Birbirinizi Gıybet Etmeyiniz!
Gıybet, adam çekiştirmek demektir. Birisini gıybet etmek, ölmüş insanın etini yemek gibi olur buyuruldu. Hucurât sûresinde, onikinci âyetinde meâlen, (Birbirinizi gıybet etmeyiniz!) buyuruldu. Gıybet, insanın sevaplarının azalmasına, başkasının günahlarının kendisine verilmesine sebep olur. Hadis-i şerifte, (Kıyâmet günü, bir kimsenin sevap defteri açılır. Yâ Rabbi! Dünyada iken, şu ibâdetleri yapmıştım. Sayfada bunlar yazılı değil, der. Onlar, defterinden silindi, gıybet ettiklerinin defterlerine yazıldı denir) ve (Kıyâmet günü bir kimsenin hasenât defteri açılır. Yapmamış olduğu ibâdetleri orada görür. Bunlar seni gıybet edenlerin sevaplarıdır, denir) buyuruldu.

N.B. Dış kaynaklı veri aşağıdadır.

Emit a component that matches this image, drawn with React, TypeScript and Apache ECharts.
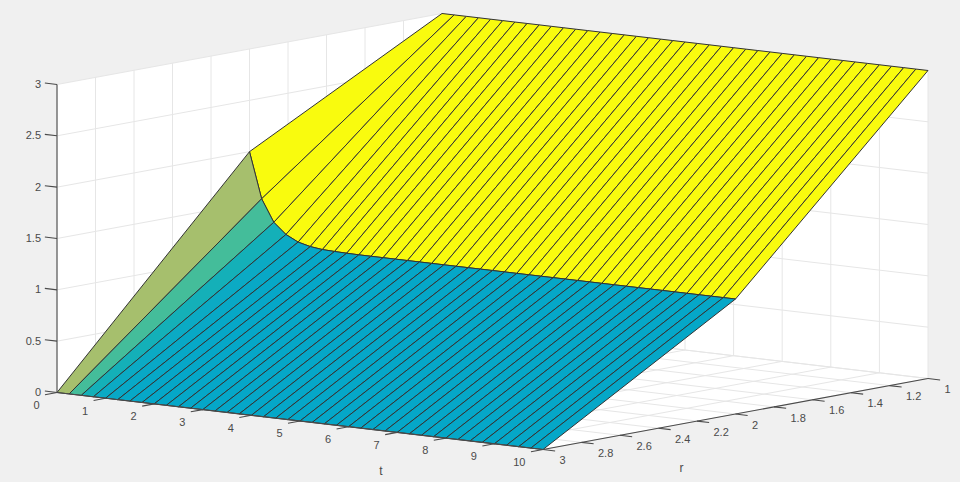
import React, { useEffect, useRef } from "react";
import * as echarts from "echarts";

// ---- data ----
const tGrid = [
  0, 0.25, 0.5, 0.75, 1, 1.25, 1.5, 1.75, 2, 2.25, 2.5, 2.75, 3, 3.25, 3.5, 3.75, 4, 4.25, 4.5, 4.75, 5,
  5.25, 5.5, 5.75, 6, 6.25, 6.5, 6.75, 7, 7.25, 7.5, 7.75, 8, 8.25, 8.5, 8.75, 9, 9.25, 9.5, 9.75, 10,
];
const rGrid = [1, 2, 3];
const zAtR1 = [
  3, 3, 3, 3, 3, 3, 3, 3, 3, 3, 3, 3, 3, 3, 3, 3, 3, 3, 3, 3, 3,
  3, 3, 3, 3, 3, 3, 3, 3, 3, 3, 3, 3, 3, 3, 3, 3, 3, 3, 3, 3,
];
const zAtR2 = [
  2, 1.555, 1.34, 1.235, 1.175, 1.145, 1.13, 1.125, 1.122, 1.12, 1.12, 1.12, 1.12, 1.12, 1.12, 1.12, 1.12, 1.12, 1.12, 1.12, 1.12,
  1.12, 1.12, 1.12, 1.12, 1.12, 1.12, 1.12, 1.12, 1.12, 1.12, 1.12, 1.12, 1.12, 1.12, 1.12, 1.12, 1.12, 1.12, 1.12, 1.12,
];
const zAtR3 = [
  0, 0, 0, 0, 0, 0, 0, 0, 0, 0, 0, 0, 0, 0, 0, 0, 0, 0, 0, 0, 0,
  0, 0, 0, 0, 0, 0, 0, 0, 0, 0, 0, 0, 0, 0, 0, 0, 0, 0, 0, 0,
];
const tTicks = [0, 1, 2, 3, 4, 5, 6, 7, 8, 9, 10];
const rTicks = [1, 1.2, 1.4, 1.6, 1.8, 2, 2.2, 2.4, 2.6, 2.8, 3];
const zTicks = [0, 0.5, 1, 1.5, 2, 2.5, 3];
const colorZ = [1.12, 1.235, 1.34, 1.555, 2, 3];
const colorRGB = [
  [5, 167, 200],
  [11, 170, 196],
  [20, 176, 184],
  [68, 189, 154],
  [166, 191, 109],
  [249, 251, 14],
];

// ---- orthographic view ----
const ORIGIN = [57, 392.5];
const T_VEC = [48.6, 5.7];
const R_VEC = [-192.5, 35.5];
const Z_VEC = [0, -102.67];
const R_REF = 3;
const zSurface = [zAtR1, zAtR2, zAtR3];

type P3 = [number, number, number];
const project = (p: P3): number[] => [
  ORIGIN[0] + p[0] * T_VEC[0] + (p[1] - R_REF) * R_VEC[0] + p[2] * Z_VEC[0],
  ORIGIN[1] + p[0] * T_VEC[1] + (p[1] - R_REF) * R_VEC[1] + p[2] * Z_VEC[1],
];

const colorOf = (z: number): string => {
  let i = 0;
  while (i < colorZ.length - 2 && z > colorZ[i + 1]) i++;
  const f = Math.min(1, Math.max(0, (z - colorZ[i]) / (colorZ[i + 1] - colorZ[i])));
  const c = colorRGB[i].map((v, k) => Math.round(v + (colorRGB[i + 1][k] - v) * f));
  return `rgb(${c[0]},${c[1]},${c[2]})`;
};

const T0 = tTicks[0];
const T1 = tTicks[tTicks.length - 1];
const R0 = rTicks[0];
const R1 = rTicks[rTicks.length - 1];
const Z0 = zTicks[0];
const Z1 = zTicks[zTicks.length - 1];

const walls: P3[][] = [
  [[T0, R1, Z0], [T0, R0, Z0], [T0, R0, Z1], [T0, R1, Z1]],
  [[T0, R0, Z0], [T1, R0, Z0], [T1, R0, Z1], [T0, R0, Z1]],
  [[T0, R1, Z0], [T1, R1, Z0], [T1, R0, Z0], [T0, R0, Z0]],
];

const gridLines: P3[][] = [];
for (const z of zTicks) {
  gridLines.push([[T0, R1, z], [T0, R0, z]]);
  gridLines.push([[T0, R0, z], [T1, R0, z]]);
}
for (const r of rTicks) {
  gridLines.push([[T0, r, Z0], [T0, r, Z1]]);
  gridLines.push([[T0, r, Z0], [T1, r, Z0]]);
}
for (const t of tTicks) {
  gridLines.push([[t, R0, Z0], [t, R0, Z1]]);
  gridLines.push([[t, R1, Z0], [t, R0, Z0]]);
}

type Facet = { pts: P3[]; color: string };
const facets: Facet[] = [];
for (let j = 0; j < rGrid.length - 1; j++) {
  for (let i = 0; i < tGrid.length - 1; i++) {
    facets.push({
      pts: [
        [tGrid[i], rGrid[j], zSurface[j][i]],
        [tGrid[i + 1], rGrid[j], zSurface[j][i + 1]],
        [tGrid[i + 1], rGrid[j + 1], zSurface[j + 1][i + 1]],
        [tGrid[i], rGrid[j + 1], zSurface[j + 1][i]],
      ],
      color: colorOf(zSurface[j][i]),
    });
  }
}

const TICK_T = 0.25;
const TICK_R = 0.0625;
const axisLines: P3[][] = [
  [[T0, R1, Z0], [T0, R1, Z1]],
  [[T0, R1, Z0], [T1, R1, Z0]],
  [[T1, R1, Z0], [T1, R0, Z0]],
];
for (const z of zTicks) axisLines.push([[T0, R1, z], [T0 - TICK_T, R1, z]]);
for (const t of tTicks) axisLines.push([[t, R1, Z0], [t, R1 + TICK_R, Z0]]);
for (const r of rTicks) axisLines.push([[T1, r, Z0], [T1 + TICK_T, r, Z0]]);

type Label = { text: string; at: P3; dx: number; dy: number; align: string; size: number };
const labels: Label[] = [
  ...zTicks.map((z) => ({ text: String(z), at: [T0, R1, z] as P3, dx: -16, dy: -0.5, align: "right", size: 11 })),
  ...tTicks.map((t) => ({ text: String(t), at: [t, R1, Z0] as P3, dx: -17.5, dy: 12.3, align: "right", size: 11 })),
  ...rTicks.map((r) => ({ text: String(r), at: [T1, r, Z0] as P3, dx: 16.5, dy: 10.6, align: "left", size: 11 })),
  { text: "t", at: [5, R1, Z0], dx: 81, dy: 50, align: "center", size: 12 },
  { text: "r", at: [T1, 2, Z0], dx: -54, dy: 53.5, align: "center", size: 12 },
];

export default function App() {
  const ref = useRef<HTMLDivElement>(null);
  useEffect(() => {
    const chart = echarts.init(ref.current!, undefined, { renderer: "svg" });
    const toPoints = (api: any, pts: P3[]) => pts.map((p) => api.coord(project(p)));
    const idx = (list: unknown[]) => list.map((_, i) => [i, 0]);
    const base = { type: "custom", silent: true, clip: false, coordinateSystem: "cartesian2d" };
    chart.setOption({
      animation: false,
      backgroundColor: "#f0f0f0",
      grid: { left: 0, right: 0, top: 0, bottom: 0 },
      xAxis: { type: "value", min: 0, max: 960, show: false },
      yAxis: { type: "value", min: 0, max: 482, inverse: true, show: false },
      series: [
        {
          ...base,
          data: idx(walls),
          renderItem: (p: any, api: any) => ({
            type: "polygon",
            shape: { points: toPoints(api, walls[p.dataIndex]) },
            style: { fill: "#ffffff", stroke: "none" },
          }),
        },
        {
          ...base,
          data: idx(gridLines),
          renderItem: (p: any, api: any) => ({
            type: "polyline",
            shape: { points: toPoints(api, gridLines[p.dataIndex]) },
            style: { fill: "none", stroke: "#e6e6e6", lineWidth: 1 },
          }),
        },
        {
          ...base,
          data: idx(facets),
          renderItem: (p: any, api: any) => ({
            type: "polygon",
            shape: { points: toPoints(api, facets[p.dataIndex].pts) },
            style: {
              fill: facets[p.dataIndex].color,
              stroke: "#333333",
              lineWidth: 1,
              lineJoin: "round",
            },
          }),
        },
        {
          ...base,
          data: idx(axisLines),
          renderItem: (p: any, api: any) => ({
            type: "polyline",
            shape: { points: toPoints(api, axisLines[p.dataIndex]) },
            style: { fill: "none", stroke: "#4a4a4a", lineWidth: 1.1 },
          }),
        },
        {
          ...base,
          data: idx(labels),
          renderItem: (p: any, api: any) => {
            const l = labels[p.dataIndex];
            const c = api.coord(project(l.at));
            return {
              type: "text",
              x: c[0] + l.dx,
              y: c[1] + l.dy,
              style: {
                text: l.text,
                fill: "#4a4a4a",
                font: `${l.size}px "Liberation Sans", Arial, sans-serif`,
                align: l.align,
                verticalAlign: "middle",
              },
            };
          },
        },
      ],
    });
    return () => chart.dispose();
  }, []);
  return (
    <div
      ref={ref}
      style={{ position: "absolute", left: 0, top: 0, width: 960, height: 482 }}
    />
  );
}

Ebû Hüreyre "radıyallahü anh" diyor ki: Resûlullah "sallallahü aleyhi ve sellem" efendimiz ile oturuyorduk. İçimizden birisi kalkıp gitti. Yâ Resûlallah! Rahatsız olup gitti, denildi. (Arkadaşınızı gıybet ettiniz, etini yediniz) buyurdu.
Hazret-i Âişe "radıyallahü anha" diyor ki: Resûlullah efendimizin yanında, bir kadının uzun olduğunu söyledim, (Ağzında olanı çıkar!) buyurdu. Tükürdüm. Ağzımdan et parçası çıktı. Allahü teâlâ sıfatları, özellikleri, cisim şeklinde göstermeye kâdirdir. Gıybet, din kardeşinin, bir zimminin işitince üzüleceği bir kusurunu arkasından söylemektir.
Allahü teâlâ, Mûsâ aleyhisselâma vahy eyledi ki: (Gıybet edip tövbe eden kimse, Cennete en son gidecektir. Gıybet edip, tövbe etmeyen kimse, Cehenneme en önce girecektir.)
Hadis-i şerifte, (Bir kimse için söylenen kusur, onda varsa, bu söz gıybet olur. Yoksa bühtân, yâni iftirâ olur) buyuruldu.
Dindeki kusurları söylemek, meselâ namaz kılmaz veya şarap içer veya sirkat eder veya söz taşıyıcıdır demek ve dünyadaki kusurlarını söylemek, meselâ sağırdır, şaşıdır demek, gıybet olur. Dindeki kusurları, onu kötülemek için söylenirse, gıybet olur. Onun ıslâhını düşünerek söylerse, gıybet olmaz.